PCs exploits included two clashes with the Snadowknave which ended up in his capture and he provided them with additional bits of information in return of his spellbook and freedom. Things started to go down hill when PCs started to tackle Toranna and Dustmen. They made two unsuccessful attacks on her with the intention to capture her for interrogation. First was attempt to charm her in the streets and another an intrusion to Mortuary in disguise. They also tried to lure Toranna out to an inn (aptly named Huge Cudgel, sometimes random tables are the best) where they planned to capture her but this only brought the Harmonium on their tail. The PCs disappeared to the night. Next morning came the wanted posters around town…

At this point the PC decided to send a letter to Toranna’s superior and reveal her schemes. This could take a while so they returned back to Barrowmaze the get more money and xp.

All in all, some things have worked in the fashion written in the adventure and some things have gone the opposite direction. My favorite so far has been how Shadowknave was treated. He being captured and interrogated was serendipitous event and allowed me to play him as something else than such black and white villainous henchmen he was in the adventure. Now he became much more shades of gray mercenary wizard type and potential future ally/contact for the PCs, they did let him go with his spellbook after all. Toranna part has been going much more by the book, the players have tried to get more info but have failed so far but that plot is proceeding and conclusion is coming.

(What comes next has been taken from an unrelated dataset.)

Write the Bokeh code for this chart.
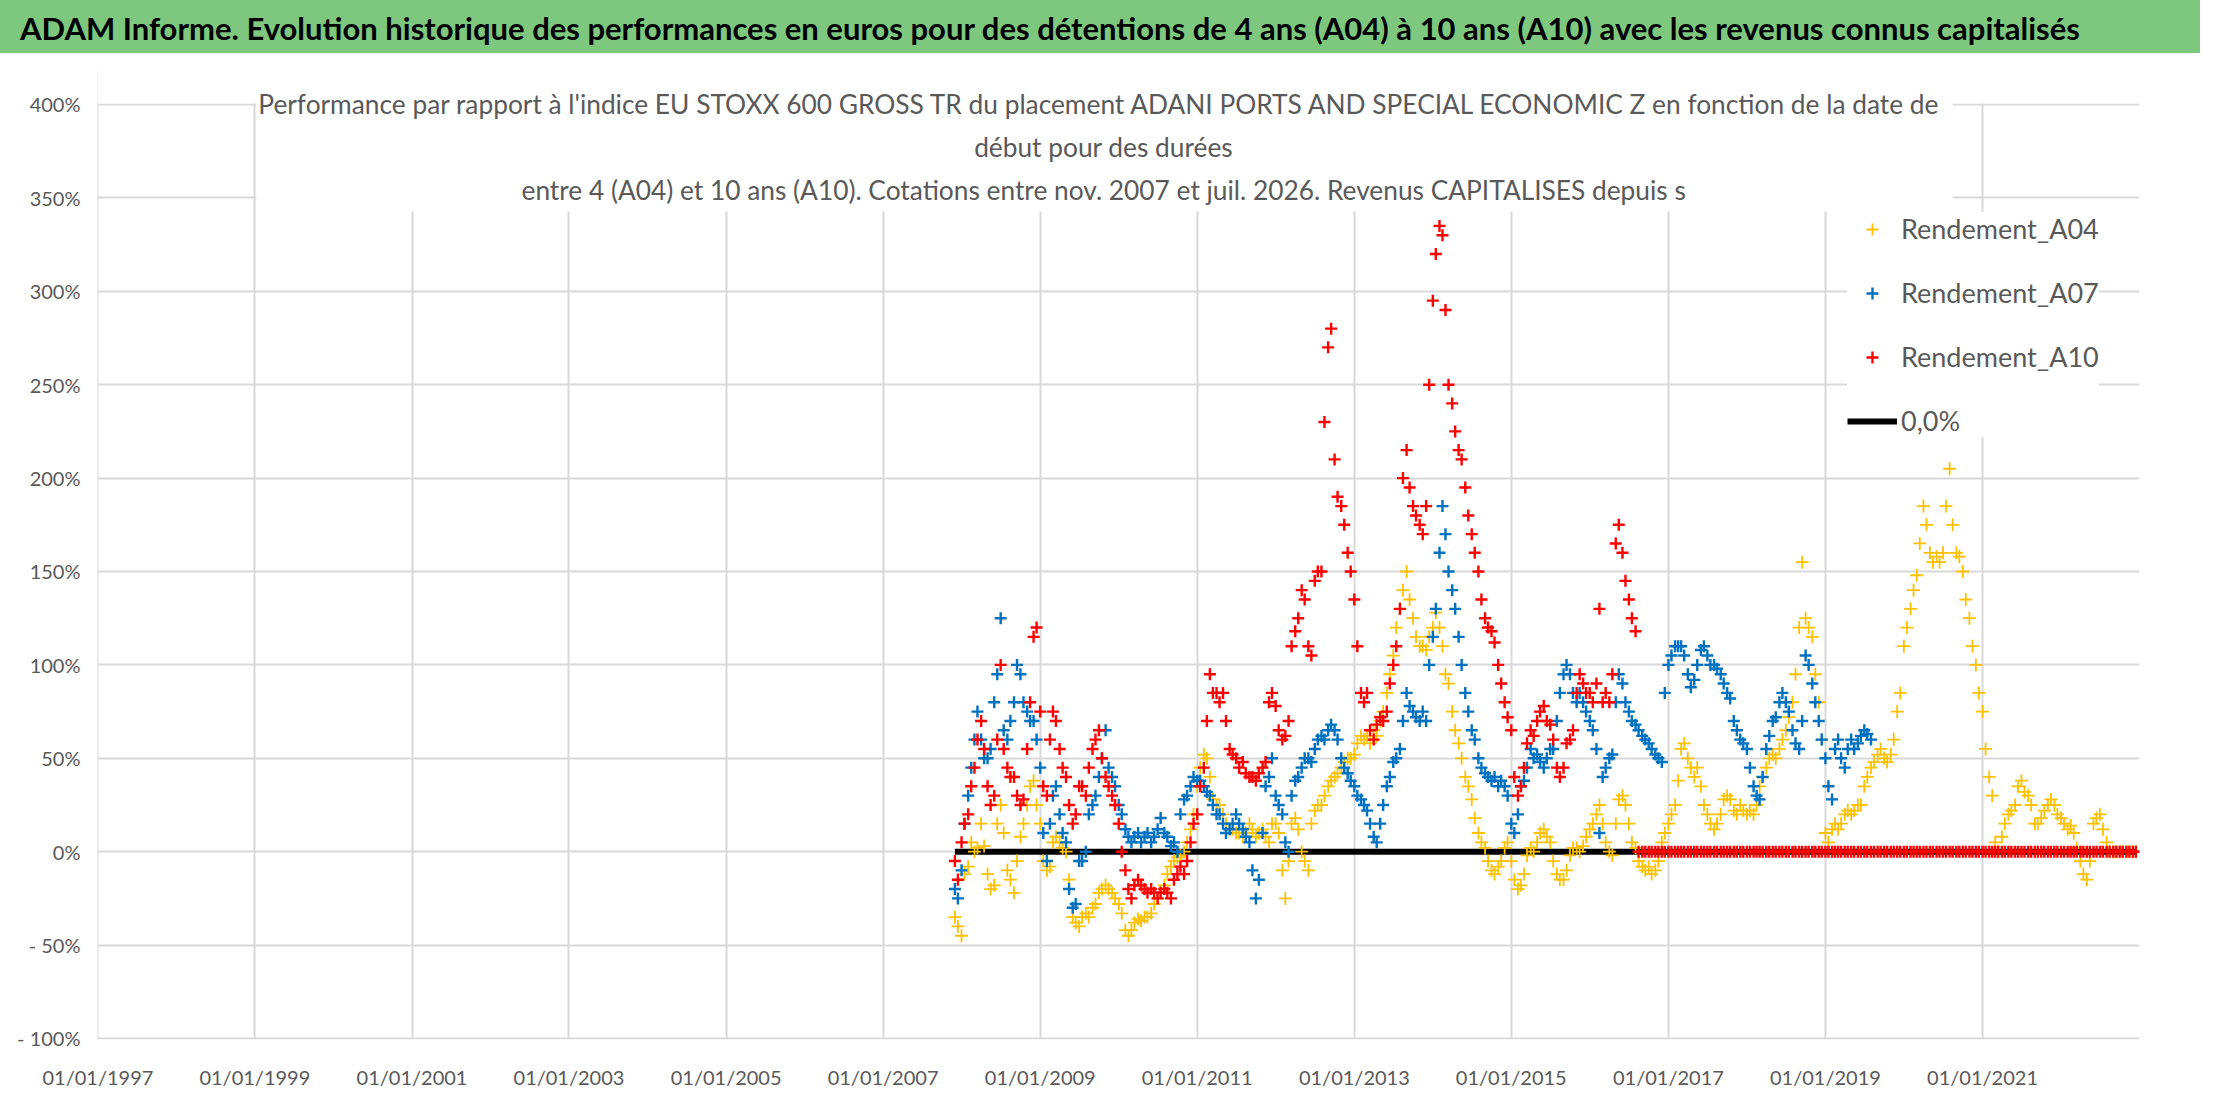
import pandas as pd

from bokeh.embed import file_html
from bokeh.layouts import column
from bokeh.models import (BoxAnnotation, DatetimeTickFormatter, Div, FixedTicker,
                          Label, Legend, LegendItem, Range1d)
from bokeh.plotting import figure
from bokeh.resources import INLINE

HEADER = ("ADAM Informe. Evolution historique des performances en euros pour des "
          "détentions de 4 ans (A04) à 10 ans (A10) avec les revenus connus capitalisés")
TITLE_LINES = [
    "Performance par rapport à l'indice EU STOXX 600 GROSS TR  du placement ADANI PORTS "
    "AND SPECIAL ECONOMIC Z en fonction de la date de",
    "début pour des durées",
    "entre 4 (A04) et 10 ans (A10). Cotations entre nov. 2007 et juil. 2026. "
    "Revenus CAPITALISES depuis s",
]

x_tick_dates = ["1997-01-01", "1999-01-01", "2001-01-01", "2003-01-01", "2005-01-01",
                "2007-01-01", "2009-01-01", "2011-01-01", "2013-01-01", "2015-01-01",
                "2017-01-01", "2019-01-01", "2021-01-01"]
y_ticks = [-100, -50, 0, 50, 100, 150, 200, 250, 300, 350, 400]
y_tick_labels = ["- 100%", "- 50%", "0%", "50%", "100%", "150%", "200%", "250%",
                 "300%", "350%", "400%"]

# half-monthly readings (%), 1st and 16th of each month, starting at series_start
series_start = "2007-12-01"
a04 = [-35, -40,                                                                # 2007
       -45, -12, -8, 5, 0, 2, 15, 3, -12, -20, -18, 15,
       25, 10, -10, -15, -22, -5, 8, 15, 25, 35, 38, 25,                        # 2008
       15, -5, -10, -8, 5, 8, 5, 2, 0, -15, -35, -38,
       -40, -35, -33, -35, -30, -28, -22, -20, -18, -20, -22, -25,              # 2009
       -28, -33, -42, -45, -42, -38, -36, -37, -35, -35, -33, -28,
       -25, -22, -18, -12, -8, -5, -3, -2, 0, 5, 12, 20,                        # 2010
       35, 45, 52, 50, 40, 28, 25, 25, 20, 15, 12, 12,
       10, 10, 8, 10, 15, 12, 8, 10, 12, 8, 5, 15,                              # 2011
       15, 10, -10, -25, -5, 15, 18, 12, 0, -5, -10, 15,
       22, 25, 25, 30, 35, 38, 40, 42, 45, 48, 50, 50,                          # 2012
       52, 58, 62, 60, 62, 58, 65, 62, 70, 75, 85, 95,
       105, 120, 130, 140, 150, 135, 125, 115, 110, 110, 108, 115,              # 2013
       120, 128, 120, 110, 95, 90, 75, 65, 58, 50, 40, 35,
       28, 18, 10, 5, 2, -5, -10, -12, -8, -5, 2, 5,                            # 2014
       -5, -15, -20, -18, -12, -2, 2, 0, 5, 10, 12, 8,
       5, -5, -12, -15, -15, -10, -2, 2, 2, 0, 3, 8,                            # 2015
       12, 15, 20, 25, 15, 5, 0, -2, 15, 28, 30, 25,
       15, 5, 2, -5, -8, -10, -8, -12, -10, -5, 5, 10,                          # 2016
       15, 20, 25, 38, 55, 58, 50, 45, 40, 45, 35, 25,
       20, 15, 12, 15, 20, 28, 30, 28, 22, 20, 25, 22,                          # 2017
       20, 22, 20, 25, 35, 40, 45, 50, 52, 50, 55, 60,
       65, 72, 80, 95, 120, 155, 125, 120, 115, 95, 80, 60,                     # 2018
       10, 5, 12, 15, 12, 15, 20, 22, 20, 22, 25, 25,
       35, 40, 45, 48, 52, 55, 50, 48, 52, 60, 75, 85,                          # 2019
       110, 120, 130, 140, 148, 165, 185, 175, 160, 155, 158, 155,
       160, 185, 205, 175, 160, 158, 150, 135, 125, 110, 100, 85,               # 2020
       75, 55, 40, 30, 5, 0, 8, 15, 20, 22, 25, 35,
       38, 32, 30, 25, 15, 15, 18, 22, 25, 28, 25, 20,                          # 2021
       18, 15, 12, 14, 10, 2, -5, -12, -15, -5, 15, 18,
       20, 12, 5, 0, 0, 0, 0, 0, 0, 0, 0, 0]                                    # 2022
a07 = [-20, -25,                                                                # 2007
       -10, 15, 30, 45, 60, 75, 60, 50, 50, 55, 80, 95,
       125, 65, 60, 70, 80, 100, 95, 80, 75, 70, 70, 60,                        # 2008
       45, 10, -5, 15, 30, 35, 20, 10, 5, -20, -30, -28,
       -5, -5, 0, 20, 25, 30, 40, 50, 65, 45, 40, 35,                           # 2009
       25, 20, 12, 8, 5, 8, 10, 5, 8, 10, 5, 8,
       12, 18, 10, 8, 3, 5, 0, 20, 28, 30, 35, 40,                              # 2010
       38, 38, 35, 32, 30, 25, 20, 20, 15, 10, 12, 15,
       20, 15, 12, 8, 5, -10, -25, -15, 10, 35, 40, 50,                         # 2011
       30, 25, 20, 5, 0, 30, 38, 40, 45, 50, 50, 48,
       55, 60, 62, 60, 65, 68, 65, 60, 50, 45, 42, 38,                          # 2012
       35, 30, 28, 25, 22, 15, 8, 5, 15, 25, 35, 40,
       48, 50, 55, 70, 85, 78, 75, 72, 70, 75, 70, 100,                         # 2013
       115, 130, 160, 185, 170, 150, 140, 130, 115, 100, 85, 75,
       65, 60, 50, 45, 42, 40, 38, 40, 35, 38, 35, 30,                          # 2014
       15, 10, 20, 35, 38, 45, 55, 50, 52, 48, 45, 50,
       55, 55, 70, 85, 95, 100, 95, 85, 80, 85, 80, 75,                         # 2015
       70, 65, 55, 10, 40, 45, 50, 52, 80, 95, 90, 80,
       75, 70, 68, 65, 62, 60, 58, 55, 52, 50, 48, 85,                          # 2016
       100, 105, 110, 110, 110, 105, 95, 88, 92, 100, 108, 110,
       105, 100, 100, 98, 95, 90, 85, 82, 70, 65, 60, 58,                       # 2017
       55, 45, 35, 30, 28, 40, 55, 62, 70, 72, 80, 85,
       80, 75, 65, 58, 55, 70, 105, 100, 90, 80, 70, 60,                        # 2018
       50, 35, 28, 55, 60, 50, 45, 55, 60, 55, 58, 62,
       65, 63, 60]                                                              # 2019
a10 = [-5, -15,                                                                 # 2007
       5, 15, 20, 35, 45, 60, 70, 55, 35, 25, 30, 60,
       100, 55, 45, 40, 40, 30, 25, 28, 55, 80, 115, 120,                       # 2008
       75, 35, 30, 60, 75, 70, 55, 45, 40, 25, 15, 20,
       35, 35, 30, 45, 55, 60, 65, 50, 40, 35, 30, 25,                          # 2009
       15, 0, -10, -20, -25, -18, -15, -18, -20, -22, -20, -22,
       -25, -22, -20, -22, -25, -15, -12, -8, -12, -5, 5, 15,                   # 2010
       20, 35, 45, 70, 95, 85, 85, 80, 85, 70, 55, 52,
       50, 45, 48, 42, 40, 40, 38, 42, 45, 48, 80, 85,                          # 2011
       78, 65, 60, 62, 70, 110, 118, 125, 140, 135, 110, 105,
       145, 150, 150, 230, 270, 280, 210, 190, 185, 175, 160, 150,              # 2012
       135, 110, 85, 80, 85, 65, 60, 68, 72, 70, 75, 90,
       100, 110, 130, 200, 215, 195, 185, 180, 175, 170, 185, 250,              # 2013
       295, 320, 335, 330, 290, 250, 240, 225, 215, 210, 195, 180,
       170, 160, 150, 135, 125, 120, 118, 112, 100, 90, 80, 72,                 # 2014
       65, 40, 30, 35, 45, 58, 65, 62, 70, 75, 78, 70,
       68, 60, 45, 40, 45, 58, 60, 65, 85, 95, 90, 85,                          # 2015
       85, 80, 90, 130, 80, 85, 80, 95, 165, 175, 160, 145,
       135, 125, 118, 0, 0, 0, 0, 0, 0, 0, 0, 0,                                # 2016
       0, 0, 0, 0, 0, 0, 0, 0, 0, 0, 0, 0, 0, 0, 0, 0, 0, 0, 0, 0, 0, 0, 0, 0,  # 2017
       0, 0, 0, 0, 0, 0, 0, 0, 0, 0, 0, 0, 0, 0, 0, 0, 0, 0, 0, 0, 0, 0, 0, 0,  # 2018
       0, 0, 0, 0, 0, 0, 0, 0, 0, 0, 0, 0, 0, 0, 0, 0, 0, 0, 0, 0, 0, 0, 0, 0,  # 2019
       0, 0, 0, 0, 0, 0, 0, 0, 0, 0, 0, 0, 0, 0, 0, 0, 0, 0, 0, 0, 0, 0, 0, 0,  # 2020
       0, 0, 0, 0, 0, 0, 0, 0, 0, 0, 0, 0, 0, 0, 0, 0, 0, 0, 0, 0, 0, 0, 0, 0,  # 2021
       0, 0, 0, 0, 0, 0, 0, 0, 0, 0, 0, 0, 0, 0, 0, 0, 0, 0, 0, 0, 0, 0, 0, 0]  # 2022
zero_dates = ["2007-12-01", "2022-12-16"]
zero_values = [0, 0]

GREEN = "#7DC87E"
GREY = "#595959"
FONT = "Lato"


def half_months(values):
    return pd.date_range(series_start, periods=len(values), freq="SMS")


head = Div(width=2200, height=53, margin=(0, 0, 0, 0),
           text=(f'<div style="background:{GREEN};width:2200px;height:53px;'
                 f'line-height:57px;padding-left:20px;box-sizing:border-box;'
                 f'font-family:{FONT};font-weight:bold;font-size:31px;color:black;'
                 f'white-space:nowrap;overflow:hidden;">{HEADER}</div>'))

p = figure(width=2200, height=1041, x_axis_type="datetime",
           x_range=Range1d(pd.Timestamp("1996-12-30"), pd.Timestamp("2023-01-01")),
           y_range=Range1d(-100.54, 418.2),
           toolbar_location=None, output_backend="svg",
           min_border_left=97, min_border_right=61, min_border_top=17,
           min_border_bottom=55)
p.outline_line_color = None

p.xaxis.ticker = FixedTicker(ticks=[pd.Timestamp(d).value // 10**6 for d in x_tick_dates])
p.xaxis.formatter = DatetimeTickFormatter(years="%d/%m/%Y", months="%d/%m/%Y",
                                          days="%d/%m/%Y")
p.yaxis.ticker = FixedTicker(ticks=y_ticks)
p.yaxis.major_label_overrides = dict(zip(y_ticks, y_tick_labels))
for ax in (p.xaxis, p.yaxis):
    ax.axis_line_color = None
    ax.major_tick_line_color = None
    ax.minor_tick_line_color = None
    ax.major_tick_out = 0
    ax.major_label_text_font = FONT
    ax.major_label_text_font_size = "20px"
    ax.major_label_text_color = GREY
p.yaxis.major_label_standoff = 17
p.xaxis.major_label_standoff = 25
p.grid.grid_line_color = "#D9D9D9"
p.grid.grid_line_width = 2

# keep the area above 400% clean, and a white box behind the chart title
p.add_layout(BoxAnnotation(bottom=400.6, fill_color="white", fill_alpha=1,
                           line_color=None, level="underlay"))
p.add_layout(BoxAnnotation(left=pd.Timestamp("1999-01-08"), right=pd.Timestamp("2020-08-14"),
                           bottom=342.7, fill_color="white", fill_alpha=1,
                           line_color=None, level="underlay"))

rz = p.line(pd.to_datetime(zero_dates), zero_values, line_color="black", line_width=6)
r04 = p.scatter(half_months(a04), a04, marker="cross", size=13, line_color="#FFC000",
                line_width=1.8)
r07 = p.scatter(half_months(a07), a07, marker="cross", size=12, line_color="#0070C0",
                line_width=2.4)
r10 = p.scatter(half_months(a10), a10, marker="cross", size=12, line_color="#FF0000",
                line_width=2.4)

title_x = pd.Timestamp("2009-10-23")
for text, y in zip(TITLE_LINES, [400.5, 377, 354]):
    p.add_layout(Label(x=title_x, y=y, text=text, text_align="center",
                       text_baseline="middle", text_font=FONT, text_font_size="26.3px",
                       text_color=GREY))

legend = Legend(items=[LegendItem(label="Rendement_A04", renderers=[r04]),
                       LegendItem(label="Rendement_A07", renderers=[r07]),
                       LegendItem(label="Rendement_A10", renderers=[r10]),
                       LegendItem(label="0,0%", renderers=[rz])],
                location=(1750, 602), glyph_width=50, glyph_height=30,
                label_height=30, spacing=31, padding=17, label_standoff=4,
                label_text_font=FONT, label_text_font_size="27px",
                label_text_color=GREY, background_fill_alpha=1,
                border_line_color=None)
p.add_layout(legend)

page = column(head, p, spacing=0)
open("out.html", "w").write(file_html(page, INLINE))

I’ve been satisfied how I have modified the adventure, sometimes on the spot when players did something unexpected (imagine that). I know my player well enough that trying to force them through ready made encounters in certain order just doesn’t work. I’ve run my version of The Eternal Boundary with old school style where I sit silently at the end of the table until players start doing something and then telling them what happens not by actively trying to lure them to come see the cool stuff that the adventure writer wants them to see. So far it has been proceeding well and I have liked it. And I think the players have liked it as well since they keep coming back.

Another thing I’ve affirmed with this adventure is that I really like city adventures. They give players lots of freedom to approach problem from different angles and they have many resources at their disposal, both hired help and equipment to buy. City adventures don’t need too much preparation on GM’s part if you have a general idea what is going to happen. Players do something and fill most of the blanks for you and the rest can be improvised. Only crucial thing is good table of random names for all the people they are going to meet.